Kemacetan Parah di Pelabuhan Ketapang: Imbas Pengurangan Armada Kapal
Kemacetan panjang terjadi di Pelabuhan Ketapang, Banyuwangi, dengan antrean kendaraan logistik yang mengular hingga lebih dari 30 kilometer. Kejadian ini disebabkan penurunan signifikan jumlah kapal yang melayani rute penyeberangan ke Gilimanuk, Bali, setelah insiden tenggelamnya KMP Tunu Pratama Jaya pada 2 Juli 2025. Dari 15 kapal yang sebelumnya aktif, kini hanya enam kapal yang diizinkan beroperasi.
Kurangnya jumlah armada ini menyebabkan dampak langsung terhadap ribuan kendaraan, terutama truk bertonase berat, yang terjebak dalam antrean panjang. Kepala Dinas Perhubungan Jawa Timur, Nyono, mengungkapkan bahwa situasi ini berada di luar kendali Pemprov Jatim.
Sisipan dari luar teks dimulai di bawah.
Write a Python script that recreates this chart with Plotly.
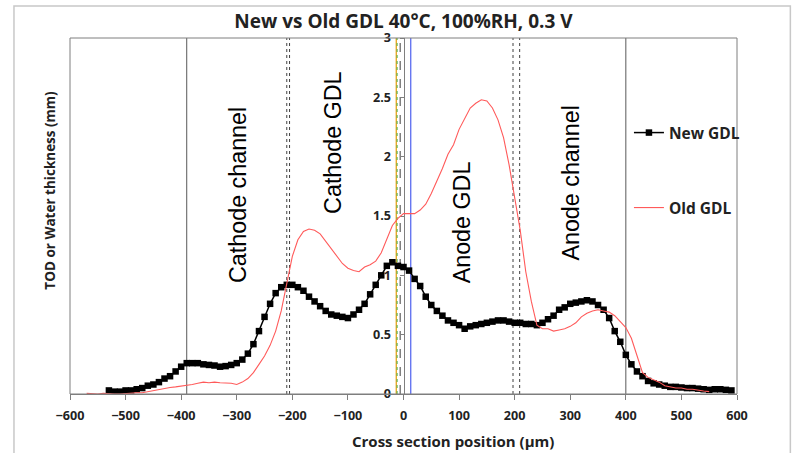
import plotly.graph_objects as go

# ---- data ----
new_x = list(range(-530, 600, 10))
new_y = [0.03, 0.02, 0.02, 0.03, 0.03, 0.04, 0.05, 0.07, 0.08, 0.10,
         0.13, 0.15, 0.19, 0.23, 0.26, 0.26, 0.26, 0.25, 0.245, 0.24,
         0.23, 0.235, 0.245, 0.26, 0.29, 0.34, 0.42, 0.53, 0.65, 0.76,
         0.85, 0.90, 0.92, 0.92, 0.90, 0.87, 0.82, 0.78, 0.74, 0.70,
         0.67, 0.66, 0.65, 0.64, 0.67, 0.71, 0.76, 0.84, 0.92, 1.00,
         1.08, 1.11, 1.08, 1.07, 1.04, 0.97, 0.91, 0.82, 0.75, 0.70,
         0.66, 0.62, 0.60, 0.58, 0.55, 0.57, 0.58, 0.59, 0.60, 0.61,
         0.62, 0.62, 0.61, 0.60, 0.60, 0.59, 0.59, 0.58, 0.60, 0.63,
         0.66, 0.71, 0.73, 0.76, 0.77, 0.78, 0.79, 0.78, 0.75, 0.71,
         0.64, 0.53, 0.44, 0.33, 0.25, 0.19, 0.15, 0.11, 0.09, 0.08,
         0.07, 0.06, 0.06, 0.055, 0.05, 0.05, 0.045, 0.04, 0.035, 0.04,
         0.04, 0.035, 0.03]

old_x = list(range(-570, 560, 10))
old_y = [0.005, 0.0, 0.0, 0.005, 0.0, 0.0, 0.0, 0.005, 0.005, 0.01,
         0.01, 0.02, 0.03, 0.04, 0.05, 0.055, 0.06, 0.065, 0.07, 0.08,
         0.09, 0.10, 0.095, 0.10, 0.095, 0.095, 0.09, 0.08, 0.10, 0.13,
         0.18, 0.25, 0.32, 0.41, 0.53, 0.70, 0.92, 1.16, 1.30, 1.37,
         1.39, 1.38, 1.35, 1.29, 1.23, 1.16, 1.10, 1.06, 1.04, 1.03,
         1.07, 1.09, 1.12, 1.19, 1.30, 1.42, 1.48, 1.52, 1.52, 1.52,
         1.55, 1.60, 1.69, 1.79, 1.90, 2.02, 2.10, 2.23, 2.32, 2.41,
         2.45, 2.48, 2.47, 2.41, 2.31, 2.16, 1.93, 1.65, 1.38, 1.03,
         0.78, 0.58, 0.55, 0.55, 0.53, 0.54, 0.55, 0.57, 0.60, 0.65,
         0.68, 0.70, 0.71, 0.70, 0.69, 0.66, 0.61, 0.56, 0.47, 0.32,
         0.18, 0.14, 0.12, 0.10, 0.07, 0.06, 0.05, 0.05, 0.04, 0.04,
         0.03, 0.025, 0.02]

x_ticks = list(range(-600, 601, 100))
y_ticks = [0, 0.5, 1, 1.5, 2, 2.5, 3]
y_tick_labels = ["0", "0.5", "1", "1.5", "2", "2.5", "3"]

channel_edges = [-390, 400]
gdl_edges = [-210, -205, 197, 209]
membrane_dashed = -6
orange_line = -13
blue_line = 13

regions = ["Cathode channel", "Cathode GDL", "Anode GDL", "Anode channel"]
region_x = [-299, -126, 106, 301]
region_y = [1.68, 2.12, 1.45, 1.78]

TICKFONT = dict(family="Open Sans", size=12.6, color="#222", weight="bold")

fig = go.Figure()
fig.add_trace(go.Scatter(x=new_x, y=new_y, mode="lines+markers", name="New GDL",
                         line=dict(color="black", width=1.5),
                         marker=dict(symbol="square", size=6.5, color="black"),
                         legend="legend", showlegend=True))
fig.add_trace(go.Scatter(x=old_x, y=old_y, mode="lines", name="Old GDL",
                         line=dict(color="#ff5a5a", width=1.1),
                         legend="legend2", showlegend=True))

shapes = []
for xv in channel_edges:
    shapes.append(dict(type="line", xref="x", yref="paper", x0=xv, x1=xv, y0=0, y1=1,
                       line=dict(color="#595959", width=1), layer="below"))
for xv in gdl_edges:
    shapes.append(dict(type="line", xref="x", yref="paper", x0=xv, x1=xv, y0=0, y1=1,
                       line=dict(color="#404040", width=1, dash="dot"), layer="below"))
shapes.append(dict(type="line", xref="x", yref="paper", x0=membrane_dashed, x1=membrane_dashed,
                   y0=0, y1=1, line=dict(color="#404040", width=1, dash="dash"), layer="below"))
shapes.append(dict(type="line", xref="x", yref="paper", x0=orange_line, x1=orange_line,
                   y0=0, y1=1, line=dict(color="#e8a317", width=1.3), layer="below"))
shapes.append(dict(type="line", xref="x", yref="paper", x0=orange_line + 1.5, x1=orange_line + 1.5,
                   y0=0, y1=1, line=dict(color="#4caf50", width=1, dash="dot"), layer="below"))
shapes.append(dict(type="line", xref="x", yref="paper", x0=blue_line, x1=blue_line,
                   y0=0, y1=1, line=dict(color="#5b6cf0", width=1.3), layer="below"))
# plot frame
shapes.append(dict(type="rect", xref="paper", yref="paper", x0=0, x1=1, y0=0, y1=1,
                   line=dict(color="#7f7f7f", width=1), layer="above"))
# chart-area border
shapes.append(dict(type="rect", xref="paper", yref="paper", x0=-0.084, x1=1.08, y0=-0.3, y1=1.09,
                   line=dict(color="#c8c8c8", width=1.5), layer="below"))

annotations = []
for txt, ax, ay in zip(regions, region_x, region_y):
    annotations.append(dict(text=txt, x=ax, y=ay, xref="x", yref="y", textangle=-90,
                            showarrow=False, xanchor="center", yanchor="middle",
                            font=dict(family="Liberation Sans", size=23.3, color="black")))
annotations.append(dict(text="TOD or Water thickness (mm)", x=-0.030, y=0.574, xref="paper",
                        yref="paper", textangle=-90, showarrow=False,
                        xanchor="center", yanchor="middle",
                        font=dict(family="Open Sans", size=13.5, color="#222", weight="bold")))
annotations.append(dict(text="Cross section position (µm)", x=0.574, y=-0.131, xref="paper",
                        yref="paper", showarrow=False, xanchor="center", yanchor="middle",
                        font=dict(family="Open Sans", size=15, color="#222", weight="bold")))

fig.update_layout(
    width=797, height=453,
    margin=dict(l=70, r=60, t=38, b=59),
    paper_bgcolor="white", plot_bgcolor="white",
    showlegend=True,
    title=dict(text="New vs Old GDL 40°C, 100%RH, 0.3 V", x=0.5, xref="paper", xanchor="center",
               y=1 - 21 / 453, yref="container", yanchor="middle",
               font=dict(family="Open Sans", size=19, color="#222", weight="bold")),
    xaxis=dict(range=[-600, 600], tickvals=x_ticks, showgrid=False, zeroline=False,
               showline=True, linecolor="#7f7f7f", ticks="outside", ticklen=5, tickcolor="#7f7f7f",
               tickfont=TICKFONT, ticklabelstandoff=5),
    yaxis=dict(range=[0, 3], tickvals=y_ticks, ticktext=y_tick_labels, anchor="free", position=0.5,
               showgrid=False, zeroline=False, showline=True, linecolor="#7f7f7f",
               ticks="outside", ticklen=4, tickcolor="#7f7f7f", tickfont=TICKFONT,
               ticklabelstandoff=6, layer="below traces"),
    shapes=shapes,
    annotations=annotations,
    legend=dict(x=0.838, y=(394 - 133) / 356, xanchor="left", yanchor="middle",
                bgcolor="rgba(0,0,0,0)", font=dict(family="Open Sans", size=15.5, color="#222", weight="bold")),
    legend2=dict(x=0.838, y=(394 - 208) / 356, xanchor="left", yanchor="middle",
                 bgcolor="rgba(0,0,0,0)", font=dict(family="Open Sans", size=15.5, color="#222", weight="bold")),
)

fig.write_html("out.html")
“Pengelolaan pelabuhan penyeberangan Ketapang sepenuhnya dikelola oleh PT ASDP Indonesia Ferry Cabang Ketapang. Sementara itu, otoritas keselamatan dan izin operasional kapal menjadi tanggung jawab Syahbandar Tanjungwangi dan Direktorat Jenderal Perhubungan Darat Kementerian Perhubungan,” jelas Nyono.
Meski penyeberangan Ketapang-Gilimanuk merupakan lintas antarprovinsi di bawah naungan pemerintah pusat, Pemprov Jatim berupaya aktif mencari solusi lantaran Banyuwangi adalah wilayah terdampak. Gubernur Khofifah Indar Parawansa telah mengirimkan surat resmi kepada Menteri Perhubungan, meminta penambahan kapal berkapasitas besar untuk meredakan kemacetan di pelabuhan.
“Surat resmi ini meminta tambahan kapal yang bisa melayani dermaga LCM di Pelabuhan Ketapang,” tutur Nyono, menjelaskan bahwa surat Gubernur telah dikirim pada 27 Juli dan akan mengikuti prosedur resmi pada 28 Juli.
Pengurangan jumlah kapal ini juga berakibat pada perubahan kapasitas angkut. Kapal-kapal yang sebelumnya mampu mengangkut hingga 20 kendaraan kini hanya boleh membawa lima unit. Dengan kondisi ini, antrean panjang di Pelabuhan Ketapang semakin tak terhindarkan.
Sebagai solusi jangka pendek, Pemprov Jatim mendorong pengaktifan pelabuhan alternatif, seperti Pelabuhan Jangkar di Situbondo. Namun, keputusan ini tetap perlu mendapatkan persetujuan dari pemerintah pusat.
“Kami menyadari ini bukan kewenangan kami, namun kami tidak ingin diam saja. Situasi ini memengaruhi arus logistik dan mobilitas warga Jawa Timur, sehingga kami harus bersuara dan memperjuangkan solusi,” tegas Nyono.
Menyikapi kemacetan di Pelabuhan Ketapang, pihak Dinas Perhubungan Jatim telah berkoordinasi dengan Direktorat Jenderal Perhubungan Darat untuk mempercepat respons atas surat Gubernur.
Kemacetan ini tidak semata-mata masalah waktu dan kenyamanan, tetapi juga berpotensi mengganggu stabilitas harga dan pasokan barang di Jawa dan Bali. Seorang pengemudi truk, Slamet, mengaku sudah dua hari menunggu untuk menyeberang sambil membawa sayur ke Bali. “Kalau terus begini, sayur yang saya bawa bisa rusak,” keluhnya.
Dengan adanya dorongan dari pemangku kebijakan dan harapan masyarakat, publik menanti langkah cepat dari pemerintah pusat untuk mengatasi hambatan di jalur penyeberangan strategis ini, memastikan bahwa keselamatan pelayaran tetap menjadi prioritas utama. Antrean di Pelabuhan Ketapang diharapkan segera terurai, memulihkan aktivitas penyeberangan yang vital bagi kebutuhan masyarakat.